Now, this isn't about dishonoring your parents or cutting off your family. That's not what it means at all. But it does mean that your spouse cannot be treated as secondary.

There are a couple of things that  quietly break  a marriage down. One partner keeps giving more emotional priority to their parents, their siblings, or even their close friends than to the person they made a covenant with. And over time, that creates division. It creates resentment. It tells your spouse, without words, that they're not actually first.

Your marriage must be protected. Your spouse needs to know, and feel that they come first in your human relationships. That kind of intentionality builds trust. It strengthens your bond. And it makes unity a lot easier to maintain. A strong marriage doesn't happen by accident. It has to be intentionally built and carefully guarded.

 Leadership and Helping — Let's Get This Right

This is where things can get messy if we're not careful, because both sides of this conversation are frequently misunderstood.

A husband's leadership is not about dominance or control. It is not license to boss anyone around or make every decision unilaterally. Biblical leadership is 'responsibility;  spiritual sensitivity, servant-heartedness, a willingness to love sacrificially and help give direction to the home under God's guidance.

And the wife's role as helper? That word gets treated like an insult sometimes, and it shouldn't. A helper is not lesser. God Himself is described as our Helper in Scripture. This role is essential to God's program on the earth. 
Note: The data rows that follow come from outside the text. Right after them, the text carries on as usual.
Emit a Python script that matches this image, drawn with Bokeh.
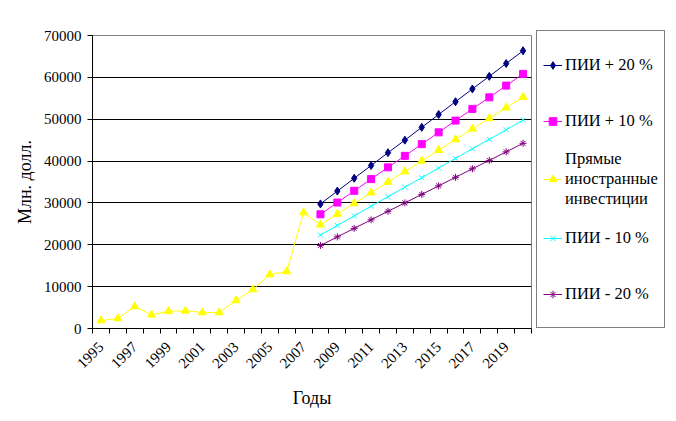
from bokeh.plotting import figure
from bokeh.models import FixedTicker, Legend, LegendItem, Range1d
from bokeh.embed import file_html
from bokeh.resources import INLINE

# ---- data ----
years = list(range(1995, 2021))
fdi = [1900, 2400, 5250, 3270, 4140, 4220, 3820, 3820, 6690, 9320, 12900, 13620,
       27700, 24800, 27350, 29900, 32450, 35000, 37500, 40050, 42600, 45150,
       47700, 50200, 52750, 55300]
fc_years = list(range(2008, 2021))
plus20 = [29760, 32820, 35880, 38940, 42000, 45000, 48060, 51120, 54180, 57240, 60240, 63300, 66360]
plus10 = [27280, 30085, 32890, 35695, 38500, 41250, 44055, 46860, 49665, 52470, 55220, 58025, 60830]
minus10 = [22320, 24615, 26910, 29205, 31500, 33750, 36045, 38340, 40635, 42930, 45180, 47475, 49770]
minus20 = [19840, 21880, 23920, 25960, 28000, 30000, 32040, 34080, 36120, 38160, 40160, 42200, 44240]
label_years = [1995, 1997, 1999, 2001, 2003, 2005, 2007, 2009, 2011, 2013, 2015, 2017, 2019]
y_ticks = [0, 10000, 20000, 30000, 40000, 50000, 60000, 70000]
names = ["ПИИ + 20 %", "ПИИ + 10 %", "Прямые\nиностранные\nинвестиции", "ПИИ - 10 %", "ПИИ - 20 %"]

FONT = "Liberation Serif"

p = figure(frame_width=439, frame_height=293,
           x_range=Range1d(years[0] - 0.5, years[-1] + 0.5),
           y_range=Range1d(y_ticks[0], y_ticks[-1]),
           output_backend="svg", toolbar_location=None,
           min_border_left=92, min_border_top=35, min_border_bottom=85, min_border_right=5)
p.background_fill_color = "white"
p.border_fill_color = "white"
p.outline_line_color = "#808080"
p.outline_line_width = 1

# axes
p.yaxis.ticker = FixedTicker(ticks=y_ticks)
p.yaxis.major_tick_out = 5
p.yaxis.major_tick_in = 0
p.yaxis.minor_tick_line_color = None
p.yaxis.major_label_standoff = 6
p.yaxis.axis_label = "Млн. долл."
p.yaxis.axis_label_standoff = 6
p.yaxis.axis_line_color = "black"

bounds = [y - 0.5 for y in years] + [years[-1] + 0.5]
p.xaxis.ticker = FixedTicker(ticks=label_years, minor_ticks=bounds)
p.xaxis.major_tick_line_color = None
p.xaxis.major_tick_out = 0
p.xaxis.major_tick_in = 0
p.xaxis.minor_tick_out = 5
p.xaxis.minor_tick_in = 0
p.xaxis.minor_tick_line_color = "black"
p.xaxis.major_label_orientation = 0.785398
p.xaxis.major_label_standoff = 11
p.xaxis.axis_label = "Годы"
p.xaxis.axis_label_standoff = 12
p.xaxis.axis_line_color = "black"

for ax in (p.xaxis[0], p.yaxis[0]):
    ax.major_label_text_font = FONT
    ax.major_label_text_font_size = "15px"
    ax.major_label_text_color = "black"
    ax.axis_label_text_font = FONT
    ax.axis_label_text_font_size = "18px"
    ax.axis_label_text_font_style = "normal"
    ax.axis_label_text_color = "black"

p.xgrid.grid_line_color = None
p.ygrid.ticker = FixedTicker(ticks=y_ticks[1:-1])
p.ygrid.grid_line_color = "black"
p.ygrid.grid_line_width = 1

# series
items = []
specs = [
    (fc_years, plus20, "#000080", "diamond", 8),
    (fc_years, plus10, "#FF00FF", "square", 7),
    (years, fdi, "#FFFF00", "triangle", 8),
    (fc_years, minus10, "#00FFFF", "x", 7),
    (fc_years, minus20, "#800080", "asterisk", 7),
]
for (xs, ys, col, mk, sz), nm in zip(specs, names):
    l = p.line(xs, ys, line_color=col, line_width=1)
    s = p.scatter(xs, ys, marker=mk, size=sz, line_color=col, fill_color=col, line_width=1)
    items.append(LegendItem(label=nm, renderers=[l, s]))

legend = Legend(items=items, location=(5, 0))
legend.border_line_color = "black"
legend.border_line_width = 1
legend.background_fill_color = "white"
legend.background_fill_alpha = 1
legend.label_text_font = FONT
legend.label_text_font_size = "16.5px"
legend.label_text_color = "black"
legend.glyph_width = 19
legend.glyph_height = 20
legend.label_height = 55
legend.label_standoff = 3
legend.spacing = 1
legend.padding = 6
legend.margin = 0
p.add_layout(legend, "right")

open("out.html", "w").write(file_html(p, INLINE))
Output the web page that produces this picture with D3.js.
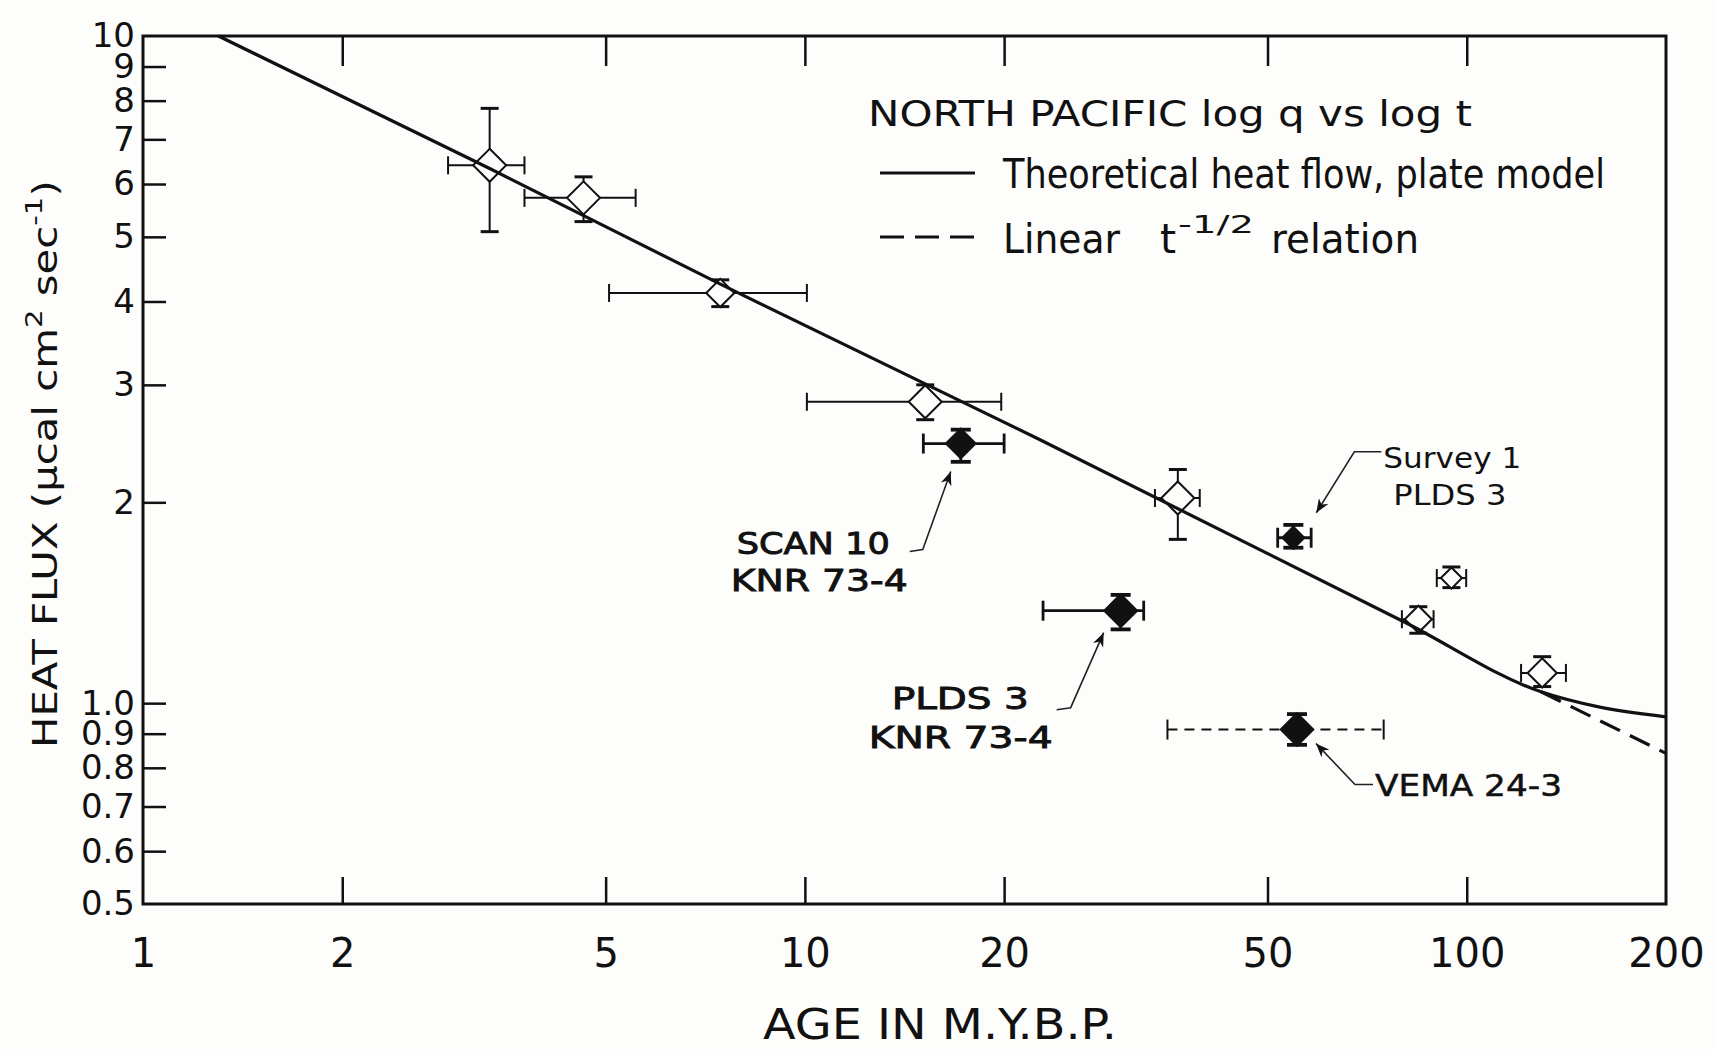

it's filled with wisdom, strength, discernment, and grace that the marriage genuinely needs to thrive. God doesn't assign worthless help to meaningful work. Nor would He provide help to meaningless work

Here's what a healthy married couple  looks like: a husband who doesn't feel threatened by his wife's spiritual insight. A wife who doesn't see God's design as oppression. Both of them walking humbly, valuing each other, and seeking the Lord together.  Hence, marriage is not a competition. It is a mission. And missions require people who trust each other and work together.

Let's Bring It Home; Marriage is for companionship and more. It always has been. It is a living covenant;  one where two people are growing, maturing, and moving forward together under the leadership of God. That means preparation matters. Emotional health matters. Spiritual growth matters. Prioritizing your spouse matters. Humility matters. And above all, your partnership with God is the foundation everything else rests on.

Whether you're single and preparing, newly married and still finding your footing, or decades in and wanting to go deeper, the call is the same; to keep growing, keep listening, and Keep aligning wth God, with each other and with  His purpose for the union.

A healthy marriage isn't just one that stays together. It's one that keeps becoming what God intended it to be.

Reflection Questions
1. In what area is God asking you to grow right now so that you can build or strengthen a healthier marriage?
2. Are you approaching marriage mainly on your terms,  or as a purposeful partnership under God's direction?